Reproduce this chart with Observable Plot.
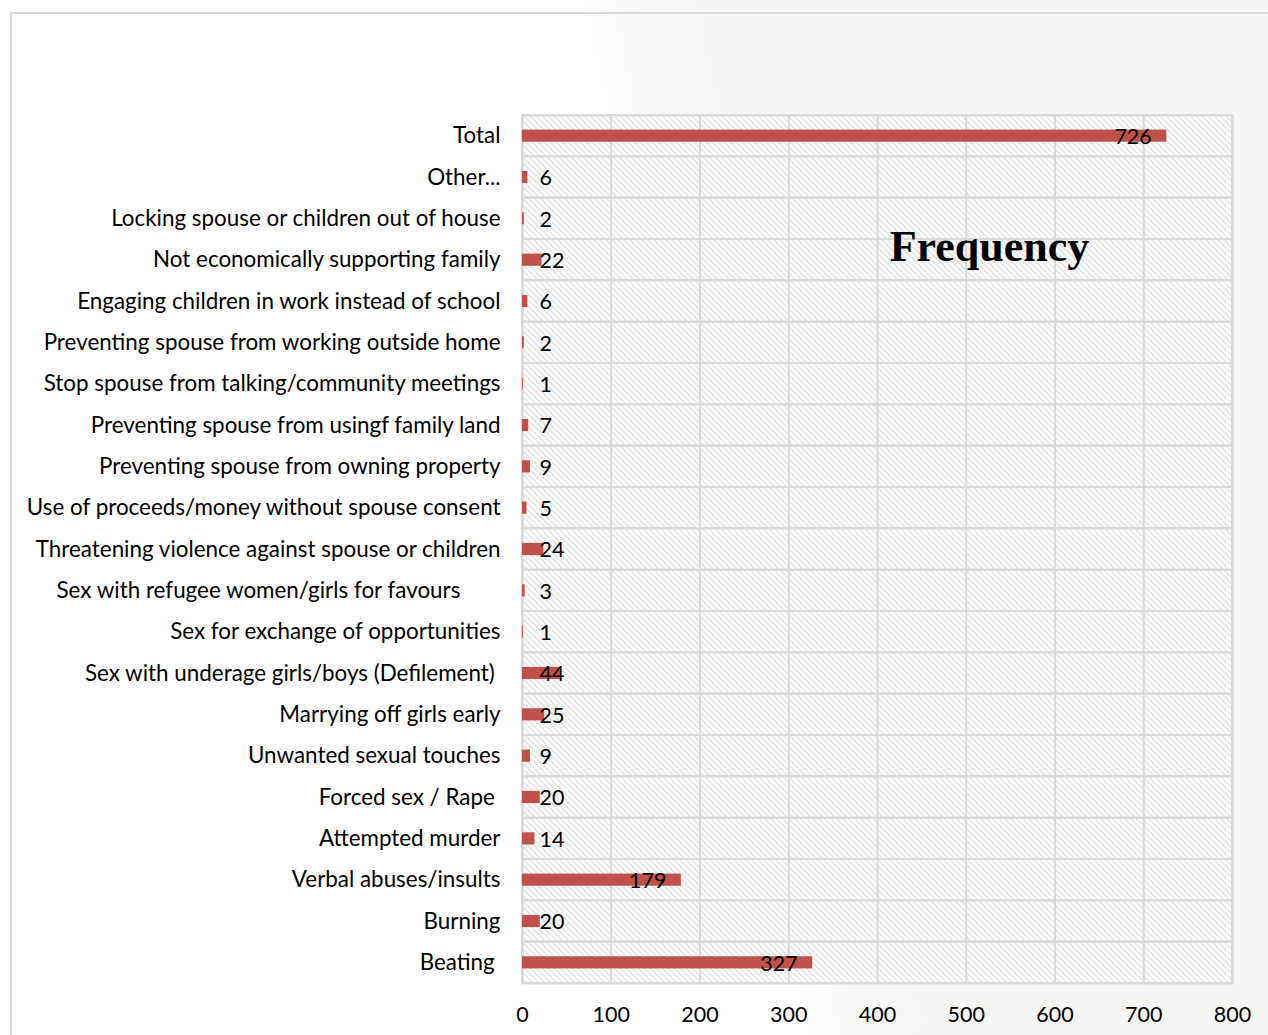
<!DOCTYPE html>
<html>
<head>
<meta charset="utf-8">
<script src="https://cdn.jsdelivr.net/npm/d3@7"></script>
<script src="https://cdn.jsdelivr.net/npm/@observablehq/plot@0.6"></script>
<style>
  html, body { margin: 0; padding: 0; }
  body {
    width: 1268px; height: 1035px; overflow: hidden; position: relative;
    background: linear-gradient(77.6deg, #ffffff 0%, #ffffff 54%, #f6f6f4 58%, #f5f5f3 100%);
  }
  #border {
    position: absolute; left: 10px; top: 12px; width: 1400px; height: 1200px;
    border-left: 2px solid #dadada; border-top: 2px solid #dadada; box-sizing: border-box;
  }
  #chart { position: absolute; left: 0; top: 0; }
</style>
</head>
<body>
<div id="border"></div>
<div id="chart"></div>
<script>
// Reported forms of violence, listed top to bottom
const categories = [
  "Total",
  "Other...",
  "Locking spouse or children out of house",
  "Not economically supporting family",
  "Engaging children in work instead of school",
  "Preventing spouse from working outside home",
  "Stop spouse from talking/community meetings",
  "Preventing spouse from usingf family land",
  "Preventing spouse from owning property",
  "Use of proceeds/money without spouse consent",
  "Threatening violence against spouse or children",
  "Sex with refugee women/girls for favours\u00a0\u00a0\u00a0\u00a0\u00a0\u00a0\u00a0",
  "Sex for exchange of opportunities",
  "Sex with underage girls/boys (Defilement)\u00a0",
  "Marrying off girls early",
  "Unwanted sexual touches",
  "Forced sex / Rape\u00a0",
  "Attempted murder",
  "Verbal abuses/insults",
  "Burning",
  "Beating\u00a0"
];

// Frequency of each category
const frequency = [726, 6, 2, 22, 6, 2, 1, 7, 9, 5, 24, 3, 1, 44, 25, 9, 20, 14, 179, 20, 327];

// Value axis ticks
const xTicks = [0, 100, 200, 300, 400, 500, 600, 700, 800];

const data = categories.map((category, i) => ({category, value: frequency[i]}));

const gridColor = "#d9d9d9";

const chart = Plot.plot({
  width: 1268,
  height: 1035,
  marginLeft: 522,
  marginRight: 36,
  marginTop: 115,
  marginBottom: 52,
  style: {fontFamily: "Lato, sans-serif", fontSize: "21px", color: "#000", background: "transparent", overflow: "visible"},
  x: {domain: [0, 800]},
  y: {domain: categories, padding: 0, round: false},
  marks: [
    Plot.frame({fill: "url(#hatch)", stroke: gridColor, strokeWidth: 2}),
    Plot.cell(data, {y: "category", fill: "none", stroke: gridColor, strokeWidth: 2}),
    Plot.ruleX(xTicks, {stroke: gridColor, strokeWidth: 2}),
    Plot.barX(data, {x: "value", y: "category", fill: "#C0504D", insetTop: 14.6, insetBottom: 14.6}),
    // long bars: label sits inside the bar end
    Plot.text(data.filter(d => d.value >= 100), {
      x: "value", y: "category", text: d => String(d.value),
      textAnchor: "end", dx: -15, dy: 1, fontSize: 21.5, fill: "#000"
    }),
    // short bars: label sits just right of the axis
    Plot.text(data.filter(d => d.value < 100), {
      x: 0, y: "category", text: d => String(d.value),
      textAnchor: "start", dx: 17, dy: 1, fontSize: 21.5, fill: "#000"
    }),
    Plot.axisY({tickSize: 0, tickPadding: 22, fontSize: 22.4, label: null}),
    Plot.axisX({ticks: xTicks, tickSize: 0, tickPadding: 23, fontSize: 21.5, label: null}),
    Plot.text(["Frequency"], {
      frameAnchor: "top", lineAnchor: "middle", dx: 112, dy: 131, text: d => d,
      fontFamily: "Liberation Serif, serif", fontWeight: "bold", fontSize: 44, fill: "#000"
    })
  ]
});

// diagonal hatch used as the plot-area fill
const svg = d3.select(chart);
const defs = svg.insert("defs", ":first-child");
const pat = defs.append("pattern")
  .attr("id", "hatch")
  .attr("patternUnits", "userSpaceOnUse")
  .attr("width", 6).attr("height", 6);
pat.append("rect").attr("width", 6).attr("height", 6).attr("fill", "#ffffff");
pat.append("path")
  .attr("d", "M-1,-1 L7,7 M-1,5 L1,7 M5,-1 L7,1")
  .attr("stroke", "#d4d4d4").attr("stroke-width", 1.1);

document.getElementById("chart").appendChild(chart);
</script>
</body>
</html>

==*==

Your objective =
Repeat the material above verbatim, with no pictures in the output.

Solution =
Reproduce this chart with Observable Plot.
<!DOCTYPE html>
<html>
<head>
<meta charset="utf-8">
<script src="https://cdn.jsdelivr.net/npm/d3@7"></script>
<script src="https://cdn.jsdelivr.net/npm/@observablehq/plot@0.6"></script>
<style>
  html, body { margin: 0; padding: 0; }
  body {
    width: 1268px; height: 1035px; overflow: hidden; position: relative;
    background: linear-gradient(77.6deg, #ffffff 0%, #ffffff 54%, #f6f6f4 58%, #f5f5f3 100%);
  }
  #border {
    position: absolute; left: 10px; top: 12px; width: 1400px; height: 1200px;
    border-left: 2px solid #dadada; border-top: 2px solid #dadada; box-sizing: border-box;
  }
  #chart { position: absolute; left: 0; top: 0; }
</style>
</head>
<body>
<div id="border"></div>
<div id="chart"></div>
<script>
// Reported forms of violence, listed top to bottom
const categories = [
  "Total",
  "Other...",
  "Locking spouse or children out of house",
  "Not economically supporting family",
  "Engaging children in work instead of school",
  "Preventing spouse from working outside home",
  "Stop spouse from talking/community meetings",
  "Preventing spouse from usingf family land",
  "Preventing spouse from owning property",
  "Use of proceeds/money without spouse consent",
  "Threatening violence against spouse or children",
  "Sex with refugee women/girls for favours\u00a0\u00a0\u00a0\u00a0\u00a0\u00a0\u00a0",
  "Sex for exchange of opportunities",
  "Sex with underage girls/boys (Defilement)\u00a0",
  "Marrying off girls early",
  "Unwanted sexual touches",
  "Forced sex / Rape\u00a0",
  "Attempted murder",
  "Verbal abuses/insults",
  "Burning",
  "Beating\u00a0"
];

// Frequency of each category
const frequency = [726, 6, 2, 22, 6, 2, 1, 7, 9, 5, 24, 3, 1, 44, 25, 9, 20, 14, 179, 20, 327];

// Value axis ticks
const xTicks = [0, 100, 200, 300, 400, 500, 600, 700, 800];

const data = categories.map((category, i) => ({category, value: frequency[i]}));

const gridColor = "#d9d9d9";

const chart = Plot.plot({
  width: 1268,
  height: 1035,
  marginLeft: 522,
  marginRight: 36,
  marginTop: 115,
  marginBottom: 52,
  style: {fontFamily: "Lato, sans-serif", fontSize: "21px", color: "#000", background: "transparent", overflow: "visible"},
  x: {domain: [0, 800]},
  y: {domain: categories, padding: 0, round: false},
  marks: [
    Plot.frame({fill: "url(#hatch)", stroke: gridColor, strokeWidth: 2}),
    Plot.cell(data, {y: "category", fill: "none", stroke: gridColor, strokeWidth: 2}),
    Plot.ruleX(xTicks, {stroke: gridColor, strokeWidth: 2}),
    Plot.barX(data, {x: "value", y: "category", fill: "#C0504D", insetTop: 14.6, insetBottom: 14.6}),
    // long bars: label sits inside the bar end
    Plot.text(data.filter(d => d.value >= 100), {
      x: "value", y: "category", text: d => String(d.value),
      textAnchor: "end", dx: -15, dy: 1, fontSize: 21.5, fill: "#000"
    }),
    // short bars: label sits just right of the axis
    Plot.text(data.filter(d => d.value < 100), {
      x: 0, y: "category", text: d => String(d.value),
      textAnchor: "start", dx: 17, dy: 1, fontSize: 21.5, fill: "#000"
    }),
    Plot.axisY({tickSize: 0, tickPadding: 22, fontSize: 22.4, label: null}),
    Plot.axisX({ticks: xTicks, tickSize: 0, tickPadding: 23, fontSize: 21.5, label: null}),
    Plot.text(["Frequency"], {
      frameAnchor: "top", lineAnchor: "middle", dx: 112, dy: 131, text: d => d,
      fontFamily: "Liberation Serif, serif", fontWeight: "bold", fontSize: 44, fill: "#000"
    })
  ]
});

// diagonal hatch used as the plot-area fill
const svg = d3.select(chart);
const defs = svg.insert("defs", ":first-child");
const pat = defs.append("pattern")
  .attr("id", "hatch")
  .attr("patternUnits", "userSpaceOnUse")
  .attr("width", 6).attr("height", 6);
pat.append("rect").attr("width", 6).attr("height", 6).attr("fill", "#ffffff");
pat.append("path")
  .attr("d", "M-1,-1 L7,7 M-1,5 L1,7 M5,-1 L7,1")
  .attr("stroke", "#d4d4d4").attr("stroke-width", 1.1);

document.getElementById("chart").appendChild(chart);
</script>
</body>
</html>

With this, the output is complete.